What the task asks
Leave the pictures out. Return all other data exactly.

Dataset extract

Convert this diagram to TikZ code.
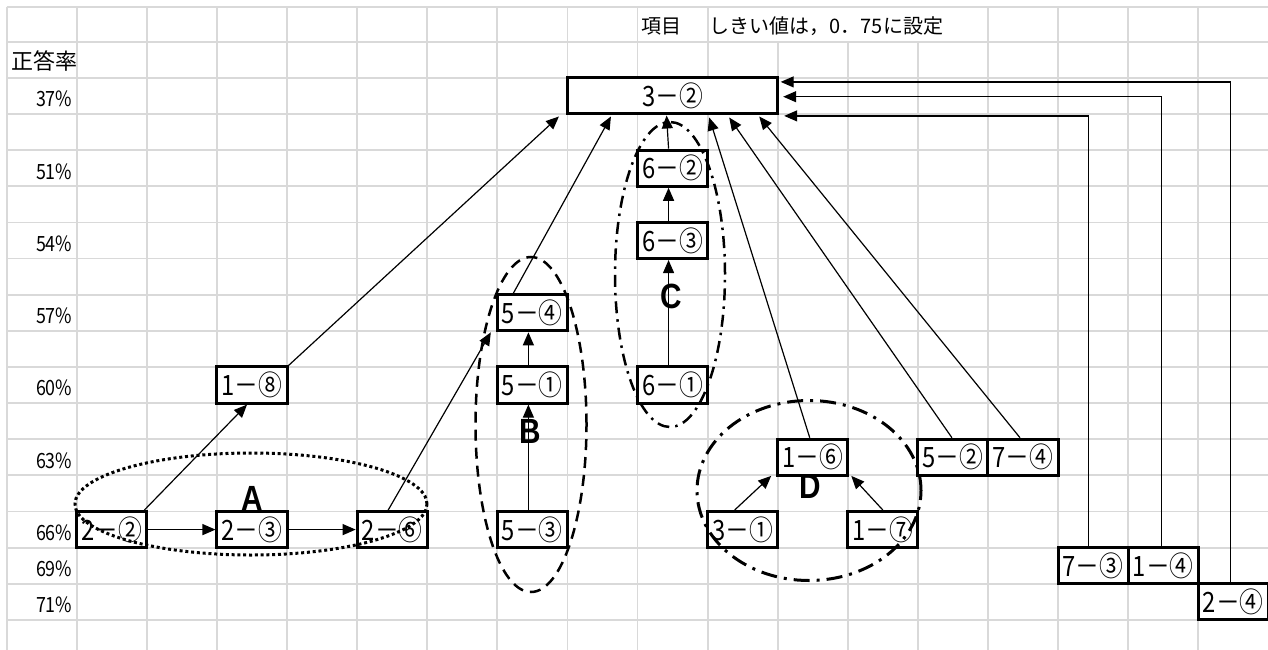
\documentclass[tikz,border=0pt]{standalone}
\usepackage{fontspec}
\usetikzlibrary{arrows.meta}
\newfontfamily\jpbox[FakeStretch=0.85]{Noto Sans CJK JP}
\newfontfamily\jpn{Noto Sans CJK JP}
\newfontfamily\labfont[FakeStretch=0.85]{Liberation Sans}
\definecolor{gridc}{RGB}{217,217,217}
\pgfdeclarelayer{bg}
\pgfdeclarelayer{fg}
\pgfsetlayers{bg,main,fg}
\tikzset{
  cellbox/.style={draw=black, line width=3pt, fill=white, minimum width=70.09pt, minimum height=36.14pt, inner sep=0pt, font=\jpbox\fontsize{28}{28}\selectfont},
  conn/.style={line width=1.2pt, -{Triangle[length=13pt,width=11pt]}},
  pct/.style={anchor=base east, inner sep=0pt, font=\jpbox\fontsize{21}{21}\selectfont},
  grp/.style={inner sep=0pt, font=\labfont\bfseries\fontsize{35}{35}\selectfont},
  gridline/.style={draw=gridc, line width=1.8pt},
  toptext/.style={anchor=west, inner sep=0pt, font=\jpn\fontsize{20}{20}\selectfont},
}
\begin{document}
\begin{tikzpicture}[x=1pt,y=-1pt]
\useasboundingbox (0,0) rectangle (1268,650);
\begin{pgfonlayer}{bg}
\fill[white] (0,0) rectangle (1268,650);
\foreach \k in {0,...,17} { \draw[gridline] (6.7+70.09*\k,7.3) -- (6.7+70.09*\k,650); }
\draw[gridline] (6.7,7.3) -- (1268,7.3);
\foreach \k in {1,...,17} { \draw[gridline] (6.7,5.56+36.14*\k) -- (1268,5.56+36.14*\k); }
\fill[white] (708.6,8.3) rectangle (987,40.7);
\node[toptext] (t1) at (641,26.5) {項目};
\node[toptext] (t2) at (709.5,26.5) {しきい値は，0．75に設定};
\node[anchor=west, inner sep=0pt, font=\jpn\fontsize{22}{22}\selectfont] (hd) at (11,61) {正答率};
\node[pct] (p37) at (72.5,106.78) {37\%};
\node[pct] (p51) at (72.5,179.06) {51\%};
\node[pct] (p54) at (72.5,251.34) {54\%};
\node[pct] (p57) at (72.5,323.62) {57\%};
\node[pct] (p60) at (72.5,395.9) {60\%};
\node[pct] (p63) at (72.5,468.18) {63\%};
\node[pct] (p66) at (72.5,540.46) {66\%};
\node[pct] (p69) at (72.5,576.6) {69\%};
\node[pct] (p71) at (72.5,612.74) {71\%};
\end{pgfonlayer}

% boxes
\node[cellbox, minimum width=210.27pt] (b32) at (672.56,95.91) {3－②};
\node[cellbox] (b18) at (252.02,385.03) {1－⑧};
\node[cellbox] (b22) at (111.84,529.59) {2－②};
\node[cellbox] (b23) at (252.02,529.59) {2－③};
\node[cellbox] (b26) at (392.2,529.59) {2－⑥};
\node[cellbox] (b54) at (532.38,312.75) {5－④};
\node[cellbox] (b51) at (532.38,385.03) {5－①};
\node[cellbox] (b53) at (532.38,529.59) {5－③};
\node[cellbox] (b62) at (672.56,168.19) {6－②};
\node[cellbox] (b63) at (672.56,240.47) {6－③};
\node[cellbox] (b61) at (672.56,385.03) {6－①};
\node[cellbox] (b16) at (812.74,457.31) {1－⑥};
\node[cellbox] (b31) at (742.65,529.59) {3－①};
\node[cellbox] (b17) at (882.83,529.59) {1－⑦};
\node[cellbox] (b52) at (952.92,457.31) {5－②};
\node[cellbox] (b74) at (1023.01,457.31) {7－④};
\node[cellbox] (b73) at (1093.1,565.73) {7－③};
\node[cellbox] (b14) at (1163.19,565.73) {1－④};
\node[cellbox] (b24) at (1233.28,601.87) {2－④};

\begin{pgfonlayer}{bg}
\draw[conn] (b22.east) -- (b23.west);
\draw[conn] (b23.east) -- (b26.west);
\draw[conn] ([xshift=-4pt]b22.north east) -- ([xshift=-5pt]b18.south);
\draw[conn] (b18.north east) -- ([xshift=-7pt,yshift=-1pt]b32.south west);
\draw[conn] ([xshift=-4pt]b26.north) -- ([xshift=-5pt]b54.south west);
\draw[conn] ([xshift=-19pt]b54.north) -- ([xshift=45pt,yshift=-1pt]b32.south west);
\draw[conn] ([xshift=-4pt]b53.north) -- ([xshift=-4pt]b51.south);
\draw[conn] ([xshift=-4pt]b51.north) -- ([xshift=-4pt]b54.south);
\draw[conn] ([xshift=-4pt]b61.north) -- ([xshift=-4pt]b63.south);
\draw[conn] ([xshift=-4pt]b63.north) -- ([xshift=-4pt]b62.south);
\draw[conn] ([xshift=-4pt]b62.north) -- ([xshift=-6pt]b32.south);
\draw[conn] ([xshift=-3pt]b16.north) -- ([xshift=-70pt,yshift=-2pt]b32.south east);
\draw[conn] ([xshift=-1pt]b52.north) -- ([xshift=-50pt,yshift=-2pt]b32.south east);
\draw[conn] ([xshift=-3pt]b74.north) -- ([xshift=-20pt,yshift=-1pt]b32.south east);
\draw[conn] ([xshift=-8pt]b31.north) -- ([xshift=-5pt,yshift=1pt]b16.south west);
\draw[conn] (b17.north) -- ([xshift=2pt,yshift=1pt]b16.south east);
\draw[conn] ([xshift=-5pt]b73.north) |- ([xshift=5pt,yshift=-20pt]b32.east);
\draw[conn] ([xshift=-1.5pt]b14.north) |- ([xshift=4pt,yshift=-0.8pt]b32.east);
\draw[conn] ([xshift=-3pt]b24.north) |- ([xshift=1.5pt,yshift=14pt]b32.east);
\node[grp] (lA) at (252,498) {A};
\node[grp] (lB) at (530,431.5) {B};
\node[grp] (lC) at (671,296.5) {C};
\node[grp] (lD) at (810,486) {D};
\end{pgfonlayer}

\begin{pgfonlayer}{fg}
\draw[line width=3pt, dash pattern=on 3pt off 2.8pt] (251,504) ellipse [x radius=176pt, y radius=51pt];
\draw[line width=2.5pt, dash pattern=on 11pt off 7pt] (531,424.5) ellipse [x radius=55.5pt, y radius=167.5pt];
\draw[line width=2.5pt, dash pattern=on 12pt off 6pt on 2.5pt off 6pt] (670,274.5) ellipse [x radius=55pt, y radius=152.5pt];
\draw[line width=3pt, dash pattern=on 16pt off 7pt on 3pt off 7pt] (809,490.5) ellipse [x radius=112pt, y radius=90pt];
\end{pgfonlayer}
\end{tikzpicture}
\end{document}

Result
Convert this diagram to TikZ code.
\documentclass[tikz,border=0pt]{standalone}
\usepackage{fontspec}
\usetikzlibrary{arrows.meta}
\newfontfamily\jpbox[FakeStretch=0.85]{Noto Sans CJK JP}
\newfontfamily\jpn{Noto Sans CJK JP}
\newfontfamily\labfont[FakeStretch=0.85]{Liberation Sans}
\definecolor{gridc}{RGB}{217,217,217}
\pgfdeclarelayer{bg}
\pgfdeclarelayer{fg}
\pgfsetlayers{bg,main,fg}
\tikzset{
  cellbox/.style={draw=black, line width=3pt, fill=white, minimum width=70.09pt, minimum height=36.14pt, inner sep=0pt, font=\jpbox\fontsize{28}{28}\selectfont},
  conn/.style={line width=1.2pt, -{Triangle[length=13pt,width=11pt]}},
  pct/.style={anchor=base east, inner sep=0pt, font=\jpbox\fontsize{21}{21}\selectfont},
  grp/.style={inner sep=0pt, font=\labfont\bfseries\fontsize{35}{35}\selectfont},
  gridline/.style={draw=gridc, line width=1.8pt},
  toptext/.style={anchor=west, inner sep=0pt, font=\jpn\fontsize{20}{20}\selectfont},
}
\begin{document}
\begin{tikzpicture}[x=1pt,y=-1pt]
\useasboundingbox (0,0) rectangle (1268,650);
\begin{pgfonlayer}{bg}
\fill[white] (0,0) rectangle (1268,650);
\foreach \k in {0,...,17} { \draw[gridline] (6.7+70.09*\k,7.3) -- (6.7+70.09*\k,650); }
\draw[gridline] (6.7,7.3) -- (1268,7.3);
\foreach \k in {1,...,17} { \draw[gridline] (6.7,5.56+36.14*\k) -- (1268,5.56+36.14*\k); }
\fill[white] (708.6,8.3) rectangle (987,40.7);
\node[toptext] (t1) at (641,26.5) {項目};
\node[toptext] (t2) at (709.5,26.5) {しきい値は，0．75に設定};
\node[anchor=west, inner sep=0pt, font=\jpn\fontsize{22}{22}\selectfont] (hd) at (11,61) {正答率};
\node[pct] (p37) at (72.5,106.78) {37\%};
\node[pct] (p51) at (72.5,179.06) {51\%};
\node[pct] (p54) at (72.5,251.34) {54\%};
\node[pct] (p57) at (72.5,323.62) {57\%};
\node[pct] (p60) at (72.5,395.9) {60\%};
\node[pct] (p63) at (72.5,468.18) {63\%};
\node[pct] (p66) at (72.5,540.46) {66\%};
\node[pct] (p69) at (72.5,576.6) {69\%};
\node[pct] (p71) at (72.5,612.74) {71\%};
\end{pgfonlayer}

% boxes
\node[cellbox, minimum width=210.27pt] (b32) at (672.56,95.91) {3－②};
\node[cellbox] (b18) at (252.02,385.03) {1－⑧};
\node[cellbox] (b22) at (111.84,529.59) {2－②};
\node[cellbox] (b23) at (252.02,529.59) {2－③};
\node[cellbox] (b26) at (392.2,529.59) {2－⑥};
\node[cellbox] (b54) at (532.38,312.75) {5－④};
\node[cellbox] (b51) at (532.38,385.03) {5－①};
\node[cellbox] (b53) at (532.38,529.59) {5－③};
\node[cellbox] (b62) at (672.56,168.19) {6－②};
\node[cellbox] (b63) at (672.56,240.47) {6－③};
\node[cellbox] (b61) at (672.56,385.03) {6－①};
\node[cellbox] (b16) at (812.74,457.31) {1－⑥};
\node[cellbox] (b31) at (742.65,529.59) {3－①};
\node[cellbox] (b17) at (882.83,529.59) {1－⑦};
\node[cellbox] (b52) at (952.92,457.31) {5－②};
\node[cellbox] (b74) at (1023.01,457.31) {7－④};
\node[cellbox] (b73) at (1093.1,565.73) {7－③};
\node[cellbox] (b14) at (1163.19,565.73) {1－④};
\node[cellbox] (b24) at (1233.28,601.87) {2－④};

\begin{pgfonlayer}{bg}
\draw[conn] (b22.east) -- (b23.west);
\draw[conn] (b23.east) -- (b26.west);
\draw[conn] ([xshift=-4pt]b22.north east) -- ([xshift=-5pt]b18.south);
\draw[conn] (b18.north east) -- ([xshift=-7pt,yshift=-1pt]b32.south west);
\draw[conn] ([xshift=-4pt]b26.north) -- ([xshift=-5pt]b54.south west);
\draw[conn] ([xshift=-19pt]b54.north) -- ([xshift=45pt,yshift=-1pt]b32.south west);
\draw[conn] ([xshift=-4pt]b53.north) -- ([xshift=-4pt]b51.south);
\draw[conn] ([xshift=-4pt]b51.north) -- ([xshift=-4pt]b54.south);
\draw[conn] ([xshift=-4pt]b61.north) -- ([xshift=-4pt]b63.south);
\draw[conn] ([xshift=-4pt]b63.north) -- ([xshift=-4pt]b62.south);
\draw[conn] ([xshift=-4pt]b62.north) -- ([xshift=-6pt]b32.south);
\draw[conn] ([xshift=-3pt]b16.north) -- ([xshift=-70pt,yshift=-2pt]b32.south east);
\draw[conn] ([xshift=-1pt]b52.north) -- ([xshift=-50pt,yshift=-2pt]b32.south east);
\draw[conn] ([xshift=-3pt]b74.north) -- ([xshift=-20pt,yshift=-1pt]b32.south east);
\draw[conn] ([xshift=-8pt]b31.north) -- ([xshift=-5pt,yshift=1pt]b16.south west);
\draw[conn] (b17.north) -- ([xshift=2pt,yshift=1pt]b16.south east);
\draw[conn] ([xshift=-5pt]b73.north) |- ([xshift=5pt,yshift=-20pt]b32.east);
\draw[conn] ([xshift=-1.5pt]b14.north) |- ([xshift=4pt,yshift=-0.8pt]b32.east);
\draw[conn] ([xshift=-3pt]b24.north) |- ([xshift=1.5pt,yshift=14pt]b32.east);
\node[grp] (lA) at (252,498) {A};
\node[grp] (lB) at (530,431.5) {B};
\node[grp] (lC) at (671,296.5) {C};
\node[grp] (lD) at (810,486) {D};
\end{pgfonlayer}

\begin{pgfonlayer}{fg}
\draw[line width=3pt, dash pattern=on 3pt off 2.8pt] (251,504) ellipse [x radius=176pt, y radius=51pt];
\draw[line width=2.5pt, dash pattern=on 11pt off 7pt] (531,424.5) ellipse [x radius=55.5pt, y radius=167.5pt];
\draw[line width=2.5pt, dash pattern=on 12pt off 6pt on 2.5pt off 6pt] (670,274.5) ellipse [x radius=55pt, y radius=152.5pt];
\draw[line width=3pt, dash pattern=on 16pt off 7pt on 3pt off 7pt] (809,490.5) ellipse [x radius=112pt, y radius=90pt];
\end{pgfonlayer}
\end{tikzpicture}
\end{document}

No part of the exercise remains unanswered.